9. Ignoring the Input of your Children
Ironically, it is easy to get so wrapped up in your plans and ideas that you forget to check with your children. This is especially challenging for Moms who were teachers or managers. Part of the beauty of homeschooling is that it can be a two way street.
SOLUTION: Set boundaries, then allow your kids some freedom within those boundaries. Be willing to bounce ideas off of your kids and really consider their input. It will mean so much to them, and you might be surprised at what they come up with!
10. Fear of the Internet
Yes, the Internet can be dangerous. There is so much out there that we do not want our children to see and so many people out there we do not want them to meet. However, there is also a wealth of information available that is absolutely invaluable to any homeschooling program. From educational and interactive games, to live pictures of our solar system, the possibilities are endless.

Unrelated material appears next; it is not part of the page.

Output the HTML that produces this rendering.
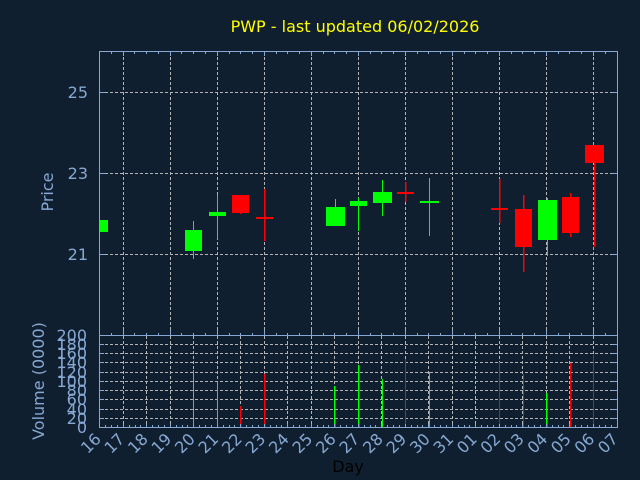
<!DOCTYPE html>
<html><head><meta charset="utf-8"><style>
html,body{margin:0;padding:0;background:#101f30;}
svg{display:block;}
text{font-family:"DejaVu Sans","Liberation Sans",sans-serif;}
</style></head><body>
<svg width="640" height="480" viewBox="0 0 640 480" xmlns="http://www.w3.org/2000/svg">
<rect width="640" height="480" fill="#101f30"/>
<text x="355" y="32" fill="#ffff00" font-size="16" text-anchor="middle">PWP - last updated 06/02/2026</text>

<!-- grid main -->
<g stroke="#b4b4b4" stroke-width="1" stroke-dasharray="3,2" shape-rendering="crispEdges" fill="none">
<path d="M100 92.5H617M100 173.5H617M100 254.5H617"/>
<path d="M123.5 52V335M170.5 52V335M217.5 52V335M264.5 52V335M311.5 52V335M358.5 52V335M405.5 52V335M452.5 52V335M499.5 52V335M546.5 52V335M593.5 52V335"/>
<!-- volume grid -->
<path d="M100 418.5H617M100 409.5H617M100 399.5H617M100 390.5H617M100 381.5H617M100 372.5H617M100 362.5H617M100 353.5H617M100 344.5H617"/>
<path d="M123.5 336V427M146.5 336V427M170.5 336V427M193.5 336V427M217.5 336V427M240.5 336V427M264.5 336V427M287.5 336V427M311.5 336V427M334.5 336V427M358.5 336V427M381.5 336V427M405.5 336V427M428.5 336V427M452.5 336V427M475.5 336V427M499.5 336V427M522.5 336V427M546.5 336V427M569.5 336V427M593.5 336V427"/>
</g>

<!-- axes -->
<g stroke="#86a8d2" stroke-width="1" fill="none" shape-rendering="crispEdges">
<rect x="99.5" y="51.5" width="518" height="284"/>
<rect x="99.5" y="335.5" width="518" height="92"/>
<!-- price y ticks -->
<path d="M100 92.5h5M100 173.5h5M100 254.5h5M617 92.5h-5M617 173.5h-5M617 254.5h-5"/>
<!-- volume y ticks -->
<path d="M100 418.5h4M100 409.5h4M100 399.5h4M100 390.5h4M100 381.5h4M100 372.5h4M100 362.5h4M100 353.5h4M100 344.5h4
M617 418.5h-5M617 409.5h-5M617 399.5h-5M617 390.5h-5M617 381.5h-5M617 372.5h-5M617 362.5h-5M617 353.5h-5M617 344.5h-5"/>
<!-- main top ticks (major) -->
<path d="M123.5 52v4M170.5 52v4M217.5 52v4M264.5 52v4M311.5 52v4M358.5 52v4M405.5 52v4M452.5 52v4M499.5 52v4M546.5 52v4M593.5 52v4"/>
<!-- main bottom ticks (major) -->
<path d="M123.5 335v-5M170.5 335v-5M217.5 335v-5M264.5 335v-5M311.5 335v-5M358.5 335v-5M405.5 335v-5M452.5 335v-5M499.5 335v-5M546.5 335v-5M593.5 335v-5"/>
<!-- minor ticks main top/bottom -->
<path d="M111.5 52v2M134.5 52v2M146.5 52v2M158.5 52v2M181.5 52v2M193.5 52v2M205.5 52v2M229.5 52v2M240.5 52v2M252.5 52v2M276.5 52v2M287.5 52v2M299.5 52v2M323.5 52v2M334.5 52v2M346.5 52v2M370.5 52v2M381.5 52v2M393.5 52v2M417.5 52v2M428.5 52v2M440.5 52v2M464.5 52v2M475.5 52v2M487.5 52v2M511.5 52v2M522.5 52v2M534.5 52v2M558.5 52v2M569.5 52v2M581.5 52v2M605.5 52v2
M111.5 335v-2M134.5 335v-2M146.5 335v-2M158.5 335v-2M181.5 335v-2M193.5 335v-2M205.5 335v-2M229.5 335v-2M240.5 335v-2M252.5 335v-2M276.5 335v-2M287.5 335v-2M299.5 335v-2M323.5 335v-2M334.5 335v-2M346.5 335v-2M370.5 335v-2M381.5 335v-2M393.5 335v-2M417.5 335v-2M428.5 335v-2M440.5 335v-2M464.5 335v-2M475.5 335v-2M487.5 335v-2M511.5 335v-2M522.5 335v-2M534.5 335v-2M558.5 335v-2M569.5 335v-2M581.5 335v-2M605.5 335v-2"/>
</g>
<!-- volume bottom quarter-day ticks -->
<g stroke="#86a8d2" stroke-width="1" shape-rendering="crispEdges" id="vt"></g>

<!-- candles -->
<g shape-rendering="crispEdges">
<!-- Jan16 -->
<rect x="100" y="220" width="8" height="12" fill="#00ff00"/>
<!-- Jan20 -->
<rect x="193" y="221" width="1" height="38" fill="#00ff00"/>
<rect x="185" y="230" width="17" height="21" fill="#00ff00"/>
<!-- Jan21 -->
<rect x="217" y="195" width="1" height="44" fill="#00ff00"/>
<rect x="209" y="212" width="17" height="4" fill="#00ff00"/>
<!-- Jan22 -->
<rect x="240" y="195" width="1.5" height="19" fill="#ff0000"/>
<rect x="232" y="195" width="17" height="18" fill="#ff0000"/>
<!-- Jan23 -->
<rect x="264" y="189" width="1.5" height="52" fill="#ff0000"/>
<rect x="256" y="217" width="17" height="2" fill="#ff0000"/>
<!-- Jan26 -->
<rect x="335" y="199" width="1" height="27" fill="#00ff00"/>
<rect x="326" y="207" width="19" height="19" fill="#00ff00"/>
<!-- Jan27 -->
<rect x="358" y="198" width="1" height="33" fill="#00ff00"/>
<rect x="350" y="201" width="17" height="5" fill="#00ff00"/>
<!-- Jan28 -->
<rect x="382" y="180" width="1" height="36" fill="#00ff00"/>
<rect x="373" y="192" width="19" height="11" fill="#00ff00"/>
<!-- Jan29 -->
<rect x="405" y="182" width="1.5" height="20" fill="#ff0000"/>
<rect x="397" y="192" width="17" height="2" fill="#ff0000"/>
<!-- Jan30 -->
<rect x="429" y="178" width="1" height="58" fill="#00ff00"/>
<rect x="420" y="201" width="19" height="2" fill="#00ff00"/>
<!-- Feb2 -->
<rect x="499" y="179" width="1.5" height="44" fill="#ff0000"/>
<rect x="491" y="208" width="17" height="2" fill="#ff0000"/>
<!-- Feb3 -->
<rect x="523" y="195" width="1.5" height="77" fill="#ff0000"/>
<rect x="515" y="209" width="17" height="38" fill="#ff0000"/>
<!-- Feb4 -->
<rect x="547" y="198" width="1" height="58" fill="#00ff00"/>
<rect x="538" y="200" width="19" height="40" fill="#00ff00"/>
<!-- Feb5 -->
<rect x="570" y="193" width="1.5" height="44" fill="#ff0000"/>
<rect x="562" y="197" width="17" height="36" fill="#ff0000"/>
<!-- Feb6 -->
<rect x="594" y="145" width="1.5" height="102" fill="#ff0000"/>
<rect x="585" y="145" width="19" height="18" fill="#ff0000"/>
</g>

<!-- volume bars -->
<g shape-rendering="crispEdges">
<rect x="193" y="370" width="1" height="57" fill="#00ff00"/>
<rect x="217" y="382" width="1" height="45" fill="#00ff00"/>
<rect x="240" y="406" width="1.5" height="21" fill="#ff0000"/>
<rect x="264" y="374" width="1.5" height="53" fill="#ff0000"/>
<rect x="334" y="386" width="1.5" height="41" fill="#00ff00"/>
<rect x="358" y="365" width="1.5" height="62" fill="#00ff00"/>
<rect x="382" y="379" width="1" height="48" fill="#00ff00"/>
<rect x="405" y="359" width="1" height="68" fill="#ff0000"/>
<rect x="429" y="372" width="1" height="55" fill="#00ff00"/>
<rect x="499" y="362" width="1" height="65" fill="#ff0000"/>
<rect x="523" y="374" width="1" height="53" fill="#ff0000"/>
<rect x="546" y="393" width="1.5" height="34" fill="#00ff00"/>
<rect x="570" y="363" width="1.5" height="64" fill="#ff0000"/>
<rect x="593" y="355" width="1" height="72" fill="#ff0000"/>
</g>

<!-- y labels price -->
<g fill="#86a8d2" font-size="16" text-anchor="end">
<text x="88" y="98">25</text>
<text x="88" y="179">23</text>
<text x="88" y="260">21</text>
</g>
<!-- volume labels -->
<g fill="#86a8d2" font-size="16" text-anchor="end">
<text x="87" y="341">200</text>
<text x="87" y="350">180</text>
<text x="87" y="359">160</text>
<text x="87" y="368">140</text>
<text x="87" y="378">120</text>
<text x="87" y="387">100</text>
<text x="87" y="396">80</text>
<text x="87" y="405">60</text>
<text x="87" y="415">40</text>
<text x="87" y="424">20</text>
<text x="87" y="433">0</text>
</g>
<!-- axis titles -->
<text transform="translate(53,192) rotate(-90)" fill="#86a8d2" font-size="16" text-anchor="middle">Price</text>
<text transform="translate(44,381) rotate(-90)" fill="#86a8d2" font-size="16" text-anchor="middle">Volume (0000)</text>
<text x="348" y="472" fill="#000000" font-size="16" text-anchor="middle">Day</text>

<!-- x labels -->
<g fill="#86a8d2" font-size="16" text-anchor="end">
<text transform="translate(102,440) rotate(-45)">16</text>
<text transform="translate(125.5,440) rotate(-45)">17</text>
<text transform="translate(149,440) rotate(-45)">18</text>
<text transform="translate(172.5,440) rotate(-45)">19</text>
<text transform="translate(196,440) rotate(-45)">20</text>
<text transform="translate(219.5,440) rotate(-45)">21</text>
<text transform="translate(243,440) rotate(-45)">22</text>
<text transform="translate(266.5,440) rotate(-45)">23</text>
<text transform="translate(290,440) rotate(-45)">24</text>
<text transform="translate(313.5,440) rotate(-45)">25</text>
<text transform="translate(337,440) rotate(-45)">26</text>
<text transform="translate(360.5,440) rotate(-45)">27</text>
<text transform="translate(384,440) rotate(-45)">28</text>
<text transform="translate(407.5,440) rotate(-45)">29</text>
<text transform="translate(431,440) rotate(-45)">30</text>
<text transform="translate(454.5,440) rotate(-45)">31</text>
<text transform="translate(478,440) rotate(-45)">01</text>
<text transform="translate(501.5,440) rotate(-45)">02</text>
<text transform="translate(525,440) rotate(-45)">03</text>
<text transform="translate(548.5,440) rotate(-45)">04</text>
<text transform="translate(572,440) rotate(-45)">05</text>
<text transform="translate(595.5,440) rotate(-45)">06</text>
<text transform="translate(619,440) rotate(-45)">07</text>
</g>

<!-- volume bottom ticks -->
<g stroke="#86a8d2" stroke-width="1" shape-rendering="crispEdges">
<path d="M105.5 427v-2M111.5 427v-2M117.5 427v-2M123.5 427v-3M129.5 427v-2M135.5 427v-2M140.5 427v-2M146.5 427v-3M152.5 427v-2M158.5 427v-2M164.5 427v-2M170.5 427v-3M176.5 427v-2M182.5 427v-2M187.5 427v-2M193.5 427v-3M199.5 427v-2M205.5 427v-2M211.5 427v-2M217.5 427v-3M223.5 427v-2M229.5 427v-2M234.5 427v-2M240.5 427v-3M246.5 427v-2M252.5 427v-2M258.5 427v-2M264.5 427v-3M270.5 427v-2M276.5 427v-2M281.5 427v-2M287.5 427v-3M293.5 427v-2M299.5 427v-2M305.5 427v-2M311.5 427v-3M317.5 427v-2M323.5 427v-2M328.5 427v-2M334.5 427v-3M340.5 427v-2M346.5 427v-2M352.5 427v-2M358.5 427v-3M364.5 427v-2M370.5 427v-2M375.5 427v-2M381.5 427v-3M387.5 427v-2M393.5 427v-2M399.5 427v-2M405.5 427v-3M411.5 427v-2M417.5 427v-2M422.5 427v-2M428.5 427v-3M434.5 427v-2M440.5 427v-2M446.5 427v-2M452.5 427v-3M458.5 427v-2M464.5 427v-2M469.5 427v-2M475.5 427v-3M481.5 427v-2M487.5 427v-2M493.5 427v-2M499.5 427v-3M505.5 427v-2M511.5 427v-2M516.5 427v-2M522.5 427v-3M528.5 427v-2M534.5 427v-2M540.5 427v-2M546.5 427v-3M552.5 427v-2M558.5 427v-2M563.5 427v-2M569.5 427v-3M575.5 427v-2M581.5 427v-2M587.5 427v-2M593.5 427v-3M599.5 427v-2M605.5 427v-2M611.5 427v-2"/>
</g>
</svg>
</body></html>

If you know where to go, you can tap into homeschool resources and instructionthat will never run dry. While you need to keep an active role in your children’s online activities, the ability to leverage information and resources on the internet is no longer an elective.
SOLUTION: Confine your child’s internet access to a supervised area of your home or homeschool area. Guide your children’s use of the internet by bookmarking resources pertaining to the subjects at hand. Discuss and set rules for personal information and behavior on the internet.
Bridgeway Academy offers a terrific homeschool site exclusively for Bridgeway Academy students and their parents. Parent help, worksheet printables, grade specific educational games, courses, and resources, this site offers more information in one location than any other home school resource site.
Homeschooling can be an incredibly rich and rewarding experience for both students and parents. Yes, there will be tough days; however, avoiding these top ten mistakes WILL make your homeschooling much more effective!